The Burdekin district
received more than half of the new migrants, with 153 transferring to the
Pioneer, Kalamia and Seaforth plantations, while the remaining 113 went to the
Herbert River plantations Macknade, Ripple Creek and Hamleigh.
Macknade Sugar Plantation, viewed from the Herbert River, Ingham, 1874. Photo: State Library of Queensland. |
However, employment was
not confined to the cane fields, and the new migrants also worked at clearing
scrubland and felling and splitting timber for fencing.
Despite initial
public suspicion, the Italian workers quickly proved they were capable of hard,
physical labour in a difficult climate.
In January 1892, the Queenslander reported on the visit of
A.S. Cowley, the Minister for Lands, to the northern sugar mills.
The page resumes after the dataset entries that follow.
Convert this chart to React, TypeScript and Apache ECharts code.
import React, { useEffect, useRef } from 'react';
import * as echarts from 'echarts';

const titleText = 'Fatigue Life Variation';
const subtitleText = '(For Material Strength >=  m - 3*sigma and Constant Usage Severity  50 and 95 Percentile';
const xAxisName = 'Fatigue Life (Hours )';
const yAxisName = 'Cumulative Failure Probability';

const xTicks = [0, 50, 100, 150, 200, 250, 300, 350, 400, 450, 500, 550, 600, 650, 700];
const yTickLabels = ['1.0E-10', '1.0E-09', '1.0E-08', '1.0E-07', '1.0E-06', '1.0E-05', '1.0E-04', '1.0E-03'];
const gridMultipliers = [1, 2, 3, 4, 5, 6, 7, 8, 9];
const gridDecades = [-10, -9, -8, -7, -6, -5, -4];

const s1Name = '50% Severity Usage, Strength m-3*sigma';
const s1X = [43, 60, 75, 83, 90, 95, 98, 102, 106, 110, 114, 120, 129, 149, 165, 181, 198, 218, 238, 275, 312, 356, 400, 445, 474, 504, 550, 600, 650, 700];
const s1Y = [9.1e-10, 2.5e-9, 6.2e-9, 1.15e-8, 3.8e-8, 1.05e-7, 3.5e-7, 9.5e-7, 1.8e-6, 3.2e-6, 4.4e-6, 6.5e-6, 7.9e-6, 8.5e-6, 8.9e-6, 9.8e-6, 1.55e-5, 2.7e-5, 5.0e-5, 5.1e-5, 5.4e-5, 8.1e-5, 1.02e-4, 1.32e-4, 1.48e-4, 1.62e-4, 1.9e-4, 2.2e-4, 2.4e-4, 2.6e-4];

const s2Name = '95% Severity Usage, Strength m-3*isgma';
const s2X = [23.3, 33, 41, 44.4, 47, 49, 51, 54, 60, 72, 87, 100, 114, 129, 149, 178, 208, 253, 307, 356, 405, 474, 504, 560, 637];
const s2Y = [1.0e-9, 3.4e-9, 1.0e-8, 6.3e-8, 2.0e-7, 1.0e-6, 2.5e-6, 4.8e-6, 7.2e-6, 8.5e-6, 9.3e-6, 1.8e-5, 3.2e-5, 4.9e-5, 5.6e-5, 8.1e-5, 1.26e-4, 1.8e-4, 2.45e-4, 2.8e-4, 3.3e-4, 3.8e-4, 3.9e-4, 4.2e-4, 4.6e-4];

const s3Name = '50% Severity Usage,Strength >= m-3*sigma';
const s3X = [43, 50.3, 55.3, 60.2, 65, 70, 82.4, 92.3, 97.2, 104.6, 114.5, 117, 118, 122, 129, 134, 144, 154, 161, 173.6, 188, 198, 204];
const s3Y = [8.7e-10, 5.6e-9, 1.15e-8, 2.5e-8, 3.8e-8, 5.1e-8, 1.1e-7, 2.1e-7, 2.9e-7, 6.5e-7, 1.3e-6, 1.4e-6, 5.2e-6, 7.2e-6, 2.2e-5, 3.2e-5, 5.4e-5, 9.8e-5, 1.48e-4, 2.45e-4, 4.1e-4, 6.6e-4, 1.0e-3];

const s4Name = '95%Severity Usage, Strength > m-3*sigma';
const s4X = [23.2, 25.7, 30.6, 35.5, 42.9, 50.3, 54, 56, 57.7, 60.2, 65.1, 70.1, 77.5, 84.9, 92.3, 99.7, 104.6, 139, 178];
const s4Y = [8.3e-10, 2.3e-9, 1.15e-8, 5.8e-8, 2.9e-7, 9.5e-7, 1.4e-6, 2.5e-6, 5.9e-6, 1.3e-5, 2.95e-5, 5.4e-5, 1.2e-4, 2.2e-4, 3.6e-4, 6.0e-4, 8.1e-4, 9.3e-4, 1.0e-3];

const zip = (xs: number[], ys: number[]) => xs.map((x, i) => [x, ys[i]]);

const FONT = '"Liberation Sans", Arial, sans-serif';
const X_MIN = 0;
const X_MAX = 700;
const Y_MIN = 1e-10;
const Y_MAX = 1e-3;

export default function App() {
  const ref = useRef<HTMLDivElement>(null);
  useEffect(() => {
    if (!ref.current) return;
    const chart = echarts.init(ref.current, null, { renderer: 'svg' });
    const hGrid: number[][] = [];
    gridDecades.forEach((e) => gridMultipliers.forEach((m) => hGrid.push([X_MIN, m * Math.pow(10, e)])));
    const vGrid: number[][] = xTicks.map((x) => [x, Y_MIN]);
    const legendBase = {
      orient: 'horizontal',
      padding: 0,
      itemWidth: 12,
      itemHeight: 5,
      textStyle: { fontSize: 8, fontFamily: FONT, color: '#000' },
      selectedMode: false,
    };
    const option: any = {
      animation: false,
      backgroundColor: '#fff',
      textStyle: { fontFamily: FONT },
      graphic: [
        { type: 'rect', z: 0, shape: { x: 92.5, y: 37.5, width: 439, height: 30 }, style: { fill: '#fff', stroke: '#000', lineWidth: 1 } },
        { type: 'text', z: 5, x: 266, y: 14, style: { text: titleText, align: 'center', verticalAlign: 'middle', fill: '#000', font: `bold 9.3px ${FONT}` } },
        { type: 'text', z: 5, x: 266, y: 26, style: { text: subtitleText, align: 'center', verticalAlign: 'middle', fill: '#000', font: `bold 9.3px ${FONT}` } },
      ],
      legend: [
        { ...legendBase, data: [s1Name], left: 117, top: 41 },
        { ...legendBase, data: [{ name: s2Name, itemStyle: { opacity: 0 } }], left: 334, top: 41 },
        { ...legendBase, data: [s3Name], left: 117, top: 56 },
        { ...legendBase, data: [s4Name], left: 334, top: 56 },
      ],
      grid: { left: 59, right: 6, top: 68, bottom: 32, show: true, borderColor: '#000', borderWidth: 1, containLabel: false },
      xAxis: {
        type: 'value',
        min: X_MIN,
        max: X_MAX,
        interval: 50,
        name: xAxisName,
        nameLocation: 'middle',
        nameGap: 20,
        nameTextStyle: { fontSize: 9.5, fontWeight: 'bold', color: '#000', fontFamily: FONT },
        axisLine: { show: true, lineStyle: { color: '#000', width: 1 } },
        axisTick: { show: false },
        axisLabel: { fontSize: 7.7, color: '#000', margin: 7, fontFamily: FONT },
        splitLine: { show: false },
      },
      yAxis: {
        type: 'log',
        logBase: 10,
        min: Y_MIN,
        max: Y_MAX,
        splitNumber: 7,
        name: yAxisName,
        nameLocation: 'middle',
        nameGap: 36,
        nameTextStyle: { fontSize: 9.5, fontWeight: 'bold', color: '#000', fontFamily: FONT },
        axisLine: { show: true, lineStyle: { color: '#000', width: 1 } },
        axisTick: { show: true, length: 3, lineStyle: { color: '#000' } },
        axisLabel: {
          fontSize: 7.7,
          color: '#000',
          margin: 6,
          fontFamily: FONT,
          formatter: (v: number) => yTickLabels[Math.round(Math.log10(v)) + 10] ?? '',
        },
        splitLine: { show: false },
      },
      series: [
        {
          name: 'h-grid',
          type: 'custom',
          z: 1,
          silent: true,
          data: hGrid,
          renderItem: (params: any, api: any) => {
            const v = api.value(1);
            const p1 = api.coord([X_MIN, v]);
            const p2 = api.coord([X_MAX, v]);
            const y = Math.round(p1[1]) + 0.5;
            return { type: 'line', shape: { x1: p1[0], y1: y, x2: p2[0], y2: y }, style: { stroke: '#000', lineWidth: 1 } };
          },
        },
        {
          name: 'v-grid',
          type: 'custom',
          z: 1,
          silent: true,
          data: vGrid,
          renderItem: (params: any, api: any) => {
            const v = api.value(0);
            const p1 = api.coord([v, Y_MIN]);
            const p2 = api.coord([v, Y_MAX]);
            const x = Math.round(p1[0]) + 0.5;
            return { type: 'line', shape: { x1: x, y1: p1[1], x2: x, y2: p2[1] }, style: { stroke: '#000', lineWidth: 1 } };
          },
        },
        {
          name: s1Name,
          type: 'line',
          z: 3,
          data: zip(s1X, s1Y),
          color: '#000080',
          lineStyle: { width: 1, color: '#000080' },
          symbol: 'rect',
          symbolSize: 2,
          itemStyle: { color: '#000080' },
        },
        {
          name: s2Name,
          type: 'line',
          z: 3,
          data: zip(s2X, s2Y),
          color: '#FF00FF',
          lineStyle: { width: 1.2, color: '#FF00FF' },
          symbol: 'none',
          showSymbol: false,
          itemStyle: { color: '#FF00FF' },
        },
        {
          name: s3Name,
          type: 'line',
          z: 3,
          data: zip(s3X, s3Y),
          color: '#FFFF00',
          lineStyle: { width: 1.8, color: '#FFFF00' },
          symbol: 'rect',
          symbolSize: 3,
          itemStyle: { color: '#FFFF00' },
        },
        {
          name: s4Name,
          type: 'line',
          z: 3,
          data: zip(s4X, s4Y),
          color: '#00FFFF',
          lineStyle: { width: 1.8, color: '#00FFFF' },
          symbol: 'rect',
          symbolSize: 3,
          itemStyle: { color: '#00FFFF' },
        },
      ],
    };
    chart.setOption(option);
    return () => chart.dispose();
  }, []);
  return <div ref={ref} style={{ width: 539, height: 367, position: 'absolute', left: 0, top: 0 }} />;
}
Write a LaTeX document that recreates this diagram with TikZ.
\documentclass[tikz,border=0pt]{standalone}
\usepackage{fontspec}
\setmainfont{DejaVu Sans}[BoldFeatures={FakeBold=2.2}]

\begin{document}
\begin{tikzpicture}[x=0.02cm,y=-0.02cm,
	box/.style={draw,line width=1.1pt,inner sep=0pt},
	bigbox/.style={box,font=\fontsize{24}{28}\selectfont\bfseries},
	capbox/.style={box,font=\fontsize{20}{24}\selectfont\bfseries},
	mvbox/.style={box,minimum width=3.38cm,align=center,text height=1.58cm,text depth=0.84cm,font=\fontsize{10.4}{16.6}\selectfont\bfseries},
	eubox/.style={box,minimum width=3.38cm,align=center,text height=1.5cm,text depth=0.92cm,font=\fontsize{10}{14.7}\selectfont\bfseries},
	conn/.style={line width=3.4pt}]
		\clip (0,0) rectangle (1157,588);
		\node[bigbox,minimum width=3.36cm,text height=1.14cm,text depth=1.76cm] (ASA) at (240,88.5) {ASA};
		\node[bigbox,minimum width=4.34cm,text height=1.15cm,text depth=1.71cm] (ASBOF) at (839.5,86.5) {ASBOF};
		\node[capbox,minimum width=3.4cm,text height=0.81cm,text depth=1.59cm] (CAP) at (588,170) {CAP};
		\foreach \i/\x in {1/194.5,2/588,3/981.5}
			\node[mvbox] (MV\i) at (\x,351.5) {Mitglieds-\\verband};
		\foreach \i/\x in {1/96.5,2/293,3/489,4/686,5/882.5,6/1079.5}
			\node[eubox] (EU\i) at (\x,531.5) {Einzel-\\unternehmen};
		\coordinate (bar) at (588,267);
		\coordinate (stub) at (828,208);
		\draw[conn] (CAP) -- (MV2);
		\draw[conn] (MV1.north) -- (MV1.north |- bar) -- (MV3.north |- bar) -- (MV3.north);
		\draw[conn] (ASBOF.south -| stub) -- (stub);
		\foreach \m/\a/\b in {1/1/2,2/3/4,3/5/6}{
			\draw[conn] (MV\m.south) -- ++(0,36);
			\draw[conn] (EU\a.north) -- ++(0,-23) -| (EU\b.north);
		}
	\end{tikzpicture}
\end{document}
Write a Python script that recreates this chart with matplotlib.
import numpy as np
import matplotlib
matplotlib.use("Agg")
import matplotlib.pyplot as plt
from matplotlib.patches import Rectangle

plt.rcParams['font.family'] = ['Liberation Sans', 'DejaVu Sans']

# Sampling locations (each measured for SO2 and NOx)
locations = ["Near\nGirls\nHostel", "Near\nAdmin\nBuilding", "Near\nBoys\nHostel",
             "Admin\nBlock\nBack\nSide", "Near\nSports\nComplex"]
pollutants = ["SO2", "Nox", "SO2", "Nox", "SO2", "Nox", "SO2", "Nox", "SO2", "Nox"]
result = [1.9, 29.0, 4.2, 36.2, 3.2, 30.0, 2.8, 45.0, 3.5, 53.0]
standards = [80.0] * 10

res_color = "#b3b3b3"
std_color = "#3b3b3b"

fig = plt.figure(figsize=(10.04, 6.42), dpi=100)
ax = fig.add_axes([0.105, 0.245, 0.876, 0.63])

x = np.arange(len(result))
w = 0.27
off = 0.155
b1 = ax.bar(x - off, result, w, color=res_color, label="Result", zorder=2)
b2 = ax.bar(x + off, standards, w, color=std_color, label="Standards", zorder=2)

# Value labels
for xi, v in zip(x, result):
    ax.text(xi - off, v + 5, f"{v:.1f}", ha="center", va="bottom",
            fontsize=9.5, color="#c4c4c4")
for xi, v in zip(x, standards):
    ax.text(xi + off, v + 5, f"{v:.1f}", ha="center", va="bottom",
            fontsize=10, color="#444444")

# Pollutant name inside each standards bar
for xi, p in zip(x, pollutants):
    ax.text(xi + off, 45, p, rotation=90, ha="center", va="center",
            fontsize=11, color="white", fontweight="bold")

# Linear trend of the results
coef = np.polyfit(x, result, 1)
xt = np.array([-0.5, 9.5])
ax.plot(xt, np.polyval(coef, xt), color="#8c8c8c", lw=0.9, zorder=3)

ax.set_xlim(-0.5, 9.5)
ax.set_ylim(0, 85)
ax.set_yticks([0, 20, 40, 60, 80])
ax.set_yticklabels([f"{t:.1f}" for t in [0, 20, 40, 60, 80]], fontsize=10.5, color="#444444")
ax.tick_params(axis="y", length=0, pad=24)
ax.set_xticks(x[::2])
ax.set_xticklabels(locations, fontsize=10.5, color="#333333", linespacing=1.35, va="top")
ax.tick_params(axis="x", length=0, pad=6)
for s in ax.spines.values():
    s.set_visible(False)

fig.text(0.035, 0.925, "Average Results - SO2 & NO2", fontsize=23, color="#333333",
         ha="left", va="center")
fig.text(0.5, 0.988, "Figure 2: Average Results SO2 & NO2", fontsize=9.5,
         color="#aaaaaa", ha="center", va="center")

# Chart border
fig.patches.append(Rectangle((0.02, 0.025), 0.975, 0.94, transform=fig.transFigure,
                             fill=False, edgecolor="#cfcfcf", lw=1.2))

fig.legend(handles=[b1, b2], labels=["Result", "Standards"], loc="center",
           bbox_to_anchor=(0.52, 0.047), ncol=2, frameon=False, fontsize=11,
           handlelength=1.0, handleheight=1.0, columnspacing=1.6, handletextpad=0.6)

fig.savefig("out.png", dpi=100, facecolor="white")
“I saw the recently arrived
Italian labourers at work on the Herbert River. They are men of splendid
physique, evidently accustomed to hard work, and they are plodding along
quietly,” Mr Cowley said.
“Of course, as was to
have been expected, there have been a few little disagreements, but nothing at
all serious, and the men were working very amicably and satisfactorily,” he
said.
Initially the
experiment to bring Italian workers into the northern sugar industry seemed
like a failure as many of the new arrivals had left the cane plantations within
months, having secured better paid work in other industries.